A spokesman for Hamas, which rules the Gaza Strip, said the group would be watching Israel’s commitment to a cease-fire announced last night that was to end rocket fire from Gaza in return for a cessation of air strikes.
The truce, or calm, was to halt a round of violence that left one Israeli and as many as 15 Palestinians dead while 150 rockets were launched at Israel. After the announcement of the truce, five rockets fired from Gaza were intercepted by Israel’s anti-missile Iron Dome system, according to an army spokeswoman, speaking anonymously in accordance with regulation.
“A deal was brokered by Egypt, after talking with both sides, to restore calm starting tonight,” Ayman Taha said last night on Palestine TV. “Hamas will be watching the situation on the ground within the coming hours and also the seriousness of the Israeli enemy’s commitment to the calm.”
The Hamas-announced cease-fire, the second it has said it agreed to since the bloodshed began with an attack on the Israeli-Egyptian border on June 18, came amid a delay in the announcement of the winner of the presidential election in Egypt.
A candidate for the Muslim Brotherhood has claimed victory in that contest, raising security concerns in Israel exacerbated by the violence on its border with Egypt. Israel has linked the Brotherhood to Hamas, which has been designated a terrorist organization by Israel, the U.S. and the European Union, and has said that Palestinians in Gaza affiliated with the “global jihad” movement were responsible for the June 18 attack.
Barak Seri, a spokesman for Israeli Defense Minister Ehud Barak, said after Taha’s statement that the minister had instructed Israeli forces to continue to act to stop rocket fire from Gaza.
“Hamas wants to test how much they can get away with, on the assumption that in the coming months, when the Brotherhood is in power,” its fighters will be able to escape to Egyptian soil, said Jonathan Spyer, a political scientist at the Interdisciplinary Center Herzliya in Israel.
Barak is among Israeli leaders who have voiced concerns about worsening security on the border with Egypt, which signed a peace treaty with the Jewish state more than three decades ago. Seri said the minister told forces to prepare for a harsher response should rocket fire on southern Israel continue.
“Hamas is feeling pretty confident because it feels Israel has tried to lay down red lines and it has ignored them,” Spyer said. “Hamas has a strategic sense of wind in its sails because of the rise of the Muslim Brotherhood.”

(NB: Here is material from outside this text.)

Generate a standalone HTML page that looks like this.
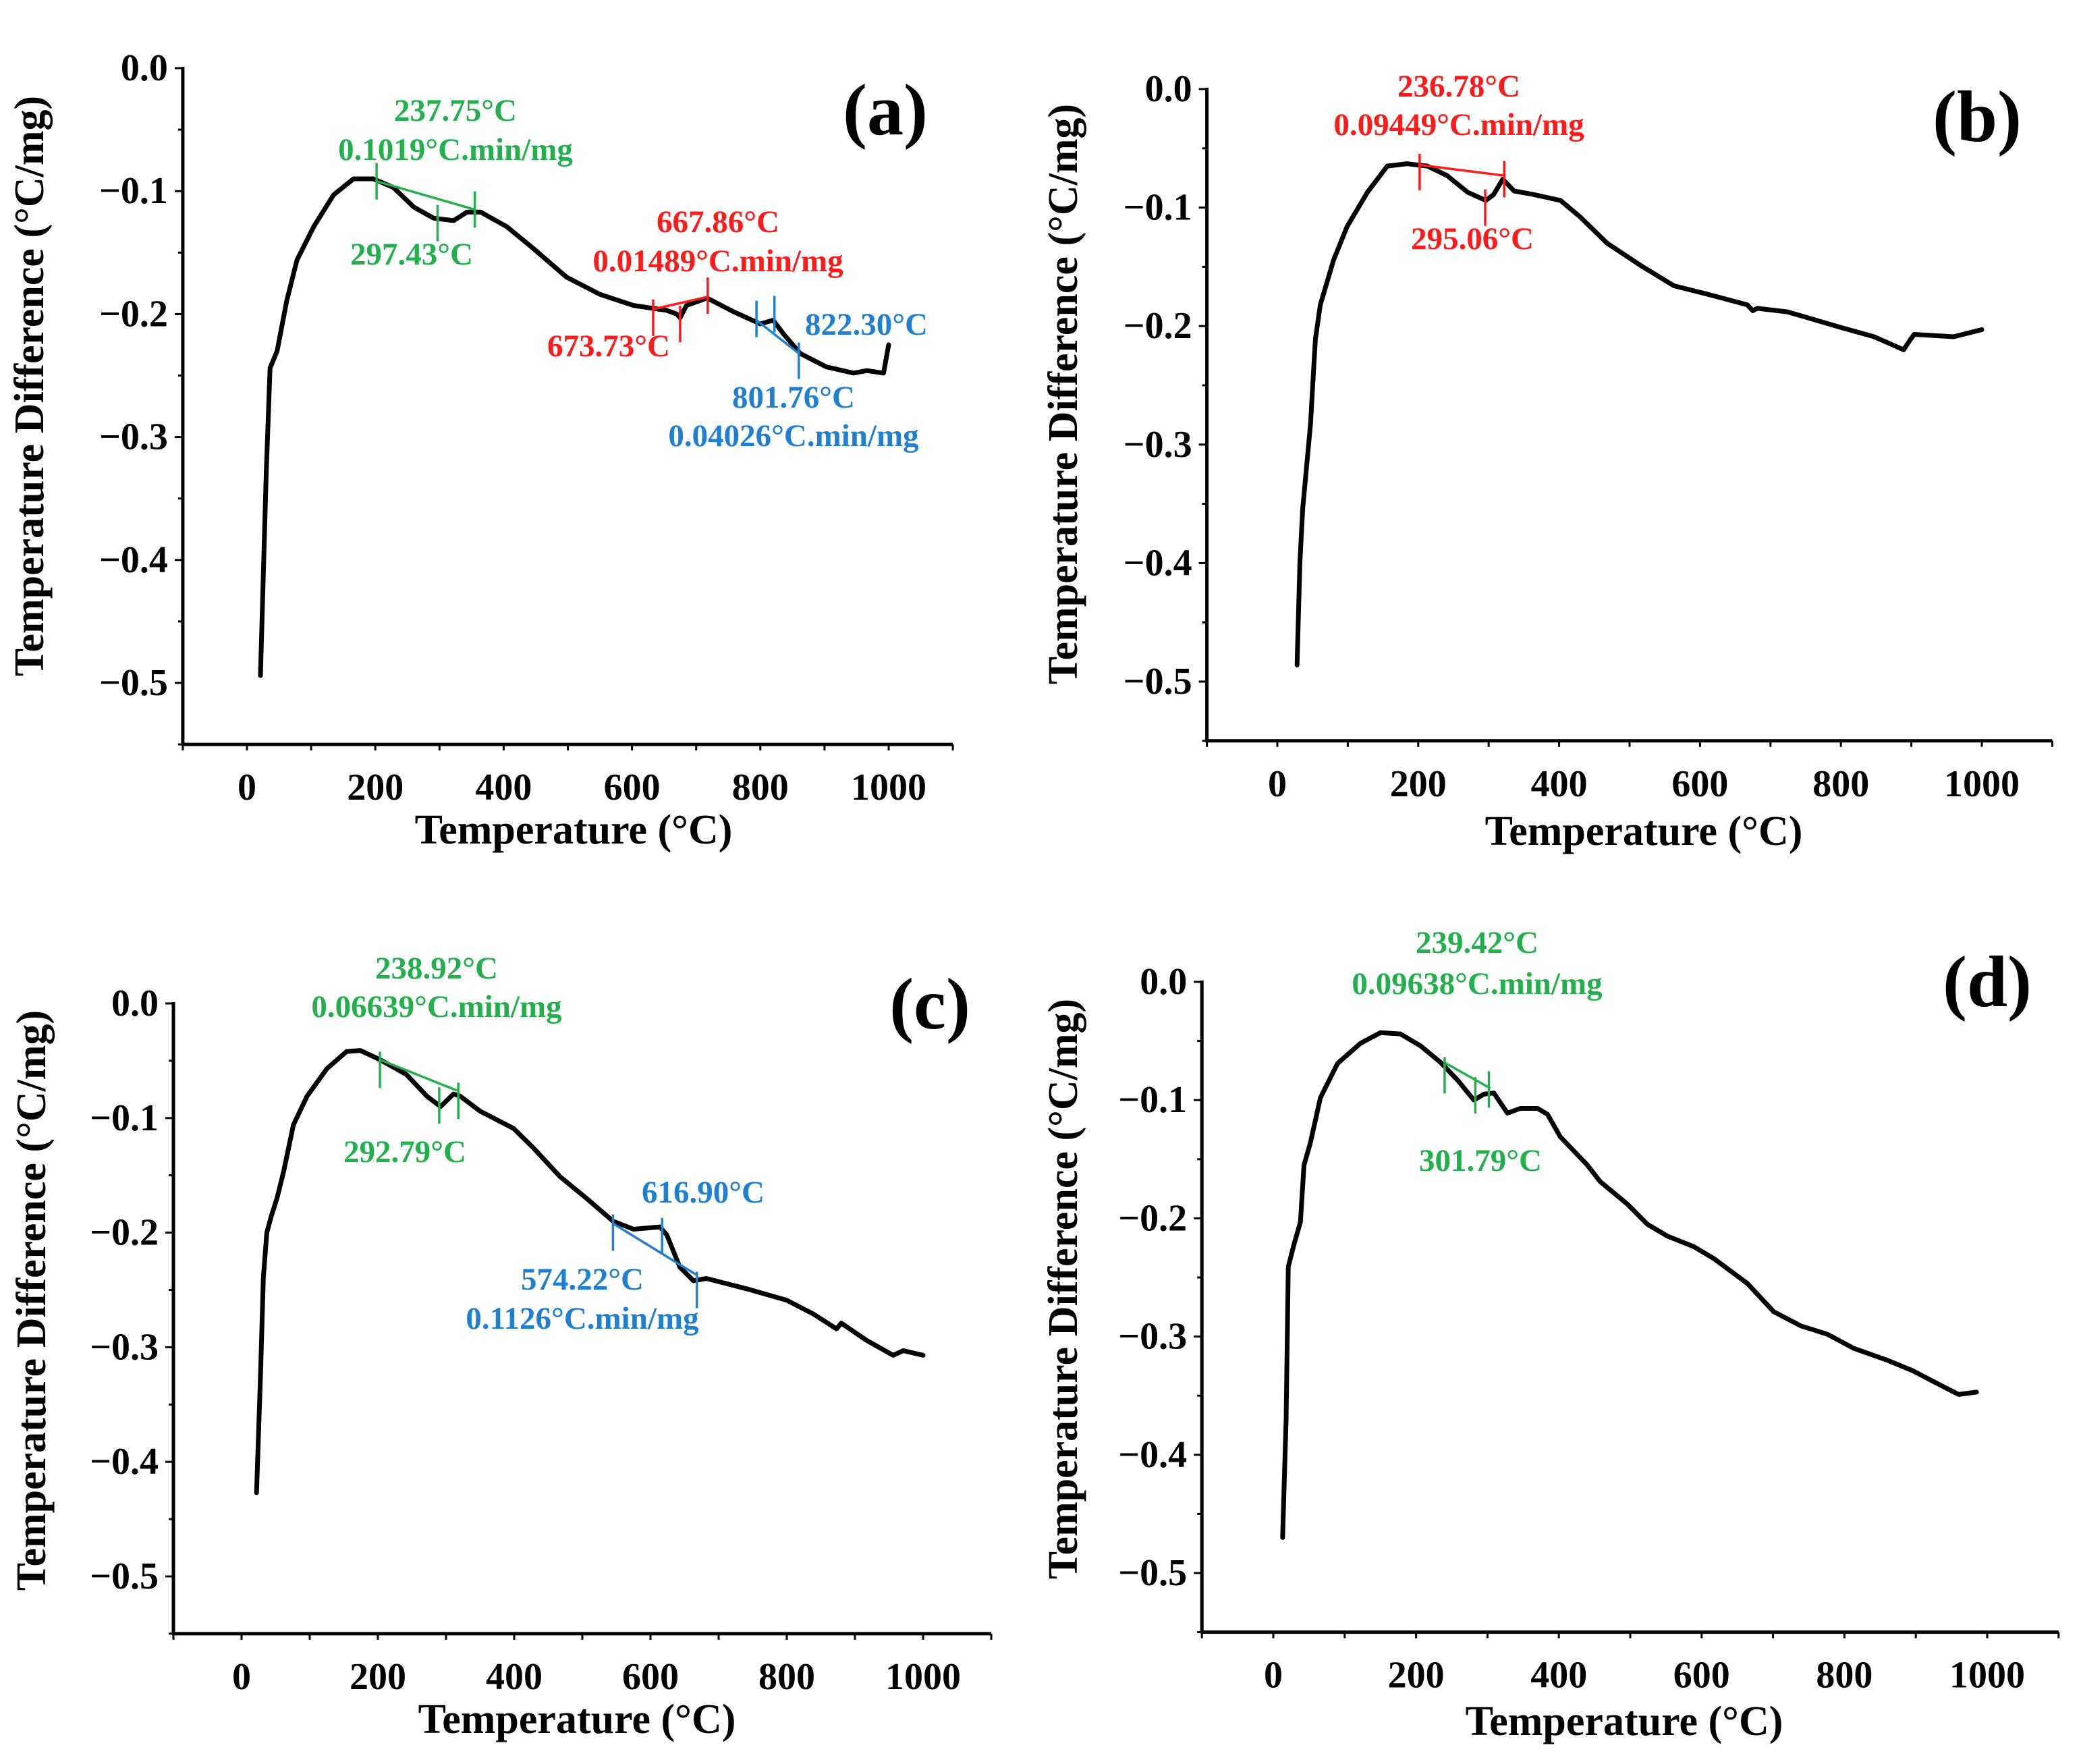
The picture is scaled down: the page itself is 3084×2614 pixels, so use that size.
<!DOCTYPE html>
<html><head><meta charset="utf-8">
<style>
html,body{margin:0;padding:0;background:#fff;}
svg{display:block;font-family:"Liberation Serif",serif;font-weight:bold;}
</style></head>
<body>
<svg id="fig" width="3084" height="2614" viewBox="0 0 3084 2614" xmlns="http://www.w3.org/2000/svg"></svg>
<script>
// ---- data: panel (a)
const aT=[21,30,36,47,62,78,104,135,166,197,228,260,291,322,343,364,405,447,498,550,602,654,670,675,685,717,758,800,820,836,862,903,945,966,992,1000];
const aV=[-0.494,-0.33,-0.244,-0.23,-0.189,-0.156,-0.129,-0.103,-0.090,-0.090,-0.097,-0.113,-0.122,-0.124,-0.117,-0.117,-0.129,-0.147,-0.170,-0.184,-0.193,-0.197,-0.200,-0.203,-0.193,-0.187,-0.198,-0.208,-0.205,-0.216,-0.232,-0.243,-0.248,-0.246,-0.248,-0.225];
// ---- data: panel (b)
const bT=[28,32,36,47,54,61,80,99,128,156,184,213,241,270,296,307,320,336,364,402,430,468,516,563,610,667,675,681,724,799,847,889,899,904,960,1000];
const bV=[-0.486,-0.40,-0.354,-0.283,-0.211,-0.182,-0.144,-0.116,-0.087,-0.065,-0.063,-0.065,-0.073,-0.087,-0.094,-0.089,-0.076,-0.086,-0.089,-0.094,-0.108,-0.130,-0.149,-0.166,-0.173,-0.182,-0.187,-0.185,-0.188,-0.201,-0.209,-0.220,-0.211,-0.207,-0.209,-0.203];
// ---- data: panel (c)
const cT=[22,28,32,37,44,52,62,76,96,125,154,174,203,242,272,292,311,321,350,399,428,467,506,545,575,614,624,643,663,682,741,800,839,873,880,917,956,971,1000];
const cV=[-0.427,-0.32,-0.239,-0.200,-0.185,-0.170,-0.146,-0.106,-0.081,-0.057,-0.042,-0.041,-0.049,-0.062,-0.081,-0.090,-0.079,-0.081,-0.094,-0.109,-0.126,-0.151,-0.170,-0.190,-0.197,-0.195,-0.202,-0.230,-0.242,-0.240,-0.249,-0.259,-0.271,-0.284,-0.279,-0.294,-0.307,-0.303,-0.307];
// ---- data: panel (d)
const dT=[13,18,21,29,38,43,52,66,90,122,150,178,206,234,258,281,295,309,328,346,370,384,402,440,458,496,524,552,589,617,664,701,739,776,813,860,896,934,960,985];
const dV=[-0.470,-0.370,-0.241,-0.222,-0.203,-0.155,-0.136,-0.098,-0.069,-0.052,-0.043,-0.044,-0.054,-0.068,-0.083,-0.100,-0.095,-0.094,-0.111,-0.107,-0.107,-0.112,-0.131,-0.155,-0.169,-0.188,-0.205,-0.215,-0.224,-0.234,-0.255,-0.279,-0.291,-0.298,-0.310,-0.320,-0.329,-0.341,-0.349,-0.347];
// ---- annotation tangents [T1,V1,T2,V2] and tick marks [T, Vcenter]
const aGreenLine=[202,-0.092,355,-0.115]; const aGreenTicks=[[202,-0.092],[297,-0.126],[355,-0.115]];
const aRedLine=[633,-0.196,718,-0.186];   const aRedTicks=[[633,-0.203],[675,-0.208],[718,-0.185]];
const aBlueLine=[794,-0.205,860,-0.232];  const aBlueTicks=[[794,-0.204],[822,-0.200],[860,-0.238]];
const bRedLine=[202,-0.064,322,-0.073];   const bRedTicks=[[202,-0.070],[295,-0.100],[322,-0.076]];
const cGreenLine=[203,-0.049,316,-0.076]; const cGreenTicks=[[203,-0.058],[290,-0.089],[318,-0.085]];
const cBlueLine=[545,-0.192,668,-0.237];  const cBlueTicks=[[545,-0.200],[617,-0.203],[668,-0.250]];
const dGreenLine=[239,-0.068,304,-0.090]; const dGreenTicks=[[240,-0.079],[283,-0.096],[302,-0.091]];
const xTickVals=[0,200,400,600,800,1000];
const yTickVals=[0,-0.1,-0.2,-0.3,-0.4,-0.5];
const yTickLabels=["0.0","\u22120.1","\u22120.2","\u22120.3","\u22120.4","\u22120.5"];

const GREEN="#22b04c", RED="#ff1a1a", BLUE="#1f7fd0";
const NS="http://www.w3.org/2000/svg";
const svg=document.getElementById('fig');
function mk(tag,attrs,parent){const e=document.createElementNS(NS,tag);for(const k in attrs)e.setAttribute(k,attrs[k]);(parent||svg).appendChild(e);return e;}

function panel(id,L,T,V,anns,texts){
  const g=mk('g',{});
  
  
  const sx=t=>L.x0+(t/1000)*(L.x1000-L.x0);
  const sy=v=>L.y0+(v/-0.5)*(L.y5-L.y0);
  const ax=sx(-100), axR=sx(1100), top=sy(0), bot=sy(-0.55);
  const ya=mk('line',{x1:ax,y1:top-2,x2:ax,y2:bot,stroke:'#000','stroke-width':5},g);
  
  
  const xa=mk('line',{x1:ax-2,y1:bot,x2:axR,y2:bot,stroke:'#000','stroke-width':5},g);
  
  
  for(let v=0;v>=-0.55;v-=0.05){const yy=sy(v);mk('line',{x1:ax-(Math.abs(Math.round(v*20))%2===0?12:7),y1:yy,x2:ax,y2:yy,stroke:'#000','stroke-width':3},g);}
  for(let t=-100;t<=1100;t+=100){mk('line',{x1:sx(t),y1:bot,x2:sx(t),y2:bot+9,stroke:'#000','stroke-width':3},g);}
  yTickVals.forEach((v,i)=>{const tx=mk('text',{x:ax-22,y:sy(v)+18,'text-anchor':'end','font-size':56},g);tx.textContent=yTickLabels[i];
    
    });
  xTickVals.forEach(t=>{const tx=mk('text',{x:sx(t),y:bot+82,'text-anchor':'middle','font-size':56},g);tx.textContent=String(t);
    
    });
  const xt=mk('text',{x:L.xtx,y:L.xty,'text-anchor':'middle','font-size':62},g);xt.textContent='Temperature (\u00B0C)';
  
  
  const yt=mk('text',{x:0,y:0,'text-anchor':'middle','font-size':62,transform:`translate(${L.ytx},${L.yty}) rotate(-90)`},g);yt.textContent='Temperature  Difference (\u00B0C/mg)';
  
  
  const d=T.map((t,i)=>(i?'L':'M')+sx(t).toFixed(1)+','+sy(V[i]).toFixed(1)).join(' ');
  const c=mk('path',{d:d,fill:'none',stroke:'#000','stroke-width':7,'stroke-linejoin':'round','stroke-linecap':'round'},g);
  
  
  anns.forEach(a=>{
    const ln=mk('line',{x1:sx(a.line[0]),y1:sy(a.line[1]),x2:sx(a.line[2]),y2:sy(a.line[3]),stroke:a.col,'stroke-width':3.5},g);
    
    
    a.ticks.forEach(k=>{const m=mk('line',{x1:sx(k[0]),y1:sy(k[1])-27,x2:sx(k[0]),y2:sy(k[1])+27,stroke:a.col,'stroke-width':3.5},g);
      
      });
  });
  texts.forEach(s=>{const fs=s[4]||47;const tx=mk('text',{x:s[0],y:s[1]+fs*0.36,'text-anchor':'middle','font-size':fs,fill:s[3]},g);tx.textContent=s[2];
    
    });
}

panel('a',{x0:366,x1000:1317,y0:101,y5:1012,xtx:850,xty:1250,ytx:64,yty:572},aT,aV,
 [{line:aGreenLine,ticks:aGreenTicks,col:GREEN},{line:aRedLine,ticks:aRedTicks,col:RED},{line:aBlueLine,ticks:aBlueTicks,col:BLUE}],
 [[675,162,'237.75\u00B0C',GREEN],[675,220,'0.1019\u00B0C.min/mg',GREEN],[610,375,'297.43\u00B0C',GREEN],
  [1064,327,'667.86\u00B0C',RED],[1064,385,'0.01489\u00B0C.min/mg',RED],[902,511,'673.73\u00B0C',RED],
  [1284,479,'822.30\u00B0C',BLUE],[1176,587,'801.76\u00B0C',BLUE],[1176,644,'0.04026\u00B0C.min/mg',BLUE],
  [1312,160,'(a)','#000',108]]);
panel('b',{x0:1893,x1000:2937,y0:132,y5:1010,xtx:2436,xty:1252,ytx:1596,yty:584},bT,bV,
 [{line:bRedLine,ticks:bRedTicks,col:RED}],
 [[2162,126,'236.78\u00B0C',RED],[2162,183,'0.09449\u00B0C.min/mg',RED],[2182,352,'295.06\u00B0C',RED],
  [2930,170,'(b)','#000',108]]);
panel('c',{x0:358,x1000:1368,y0:1487,y5:2336,xtx:855,xty:2568,ytx:67,yty:1927},cT,cV,
 [{line:cGreenLine,ticks:cGreenTicks,col:GREEN},{line:cBlueLine,ticks:cBlueTicks,col:BLUE}],
 [[647,1433,'238.92\u00B0C',GREEN],[647,1490,'0.06639\u00B0C.min/mg',GREEN],[600,1705,'292.79\u00B0C',GREEN],
  [1042,1765,'616.90\u00B0C',BLUE],[863,1894,'574.22\u00B0C',BLUE],[863,1952,'0.1126\u00B0C.min/mg',BLUE],
  [1378,1485,'(c)','#000',108]]);
panel('d',{x0:1887,x1000:2945,y0:1455,y5:2331,xtx:2407,xty:2571,ytx:1596,yty:1910},dT,dV,
 [{line:dGreenLine,ticks:dGreenTicks,col:GREEN}],
 [[2189,1395,'239.42\u00B0C',GREEN],[2189,1456,'0.09638\u00B0C.min/mg',GREEN],[2194,1718,'301.79\u00B0C',GREEN],
  [2945,1452,'(d)','#000',108]]);
</script>
</body></html>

After Taha’s televised statement, residents of Gaza reported that Israeli drones and war planes were no longer flying or hovering over the Hamas-controlled territory.
The Hamas-announced truce came after the Hamas militant wing, the al-Qassam Brigades, warned that it that it could no longer maintain “the quiet due to the enemy aerial strikes,” adding that “retaliation will come at a proper place and time.”
Late on June 20, Hamas said it had agreed to a truce. The number of rockets and mortar shells fired from Gaza fell over the next two days, only to rise again yesterday amid a growing number of Israeli air strikes.
Egypt will announce the results of its presidential election at 3 p.m. Cairo time today, the state-run Ahram Gate website reported, citing Omar Salama, a member of the election commission.
Muslim Brotherhood candidate Mohamed Mursi claims he has beaten Ahmed Shafik, the last prime minister under ousted President Hosni Mubarak. Shafik’s campaign has also declared victory.
Akram Atallah, a political analyst at Gaza’s al-Azhar University, said both sides have an interest in containing the bloodshed.
“Both Hamas and Israel know very well that they won’t start an extensive battle amid the changes in the Arab world,” Atallah said by phone. “Israel doesn’t want to be involved in a war that leads to a confrontation with Egypt, and Hamas is seeking political privileges and not more escalation.”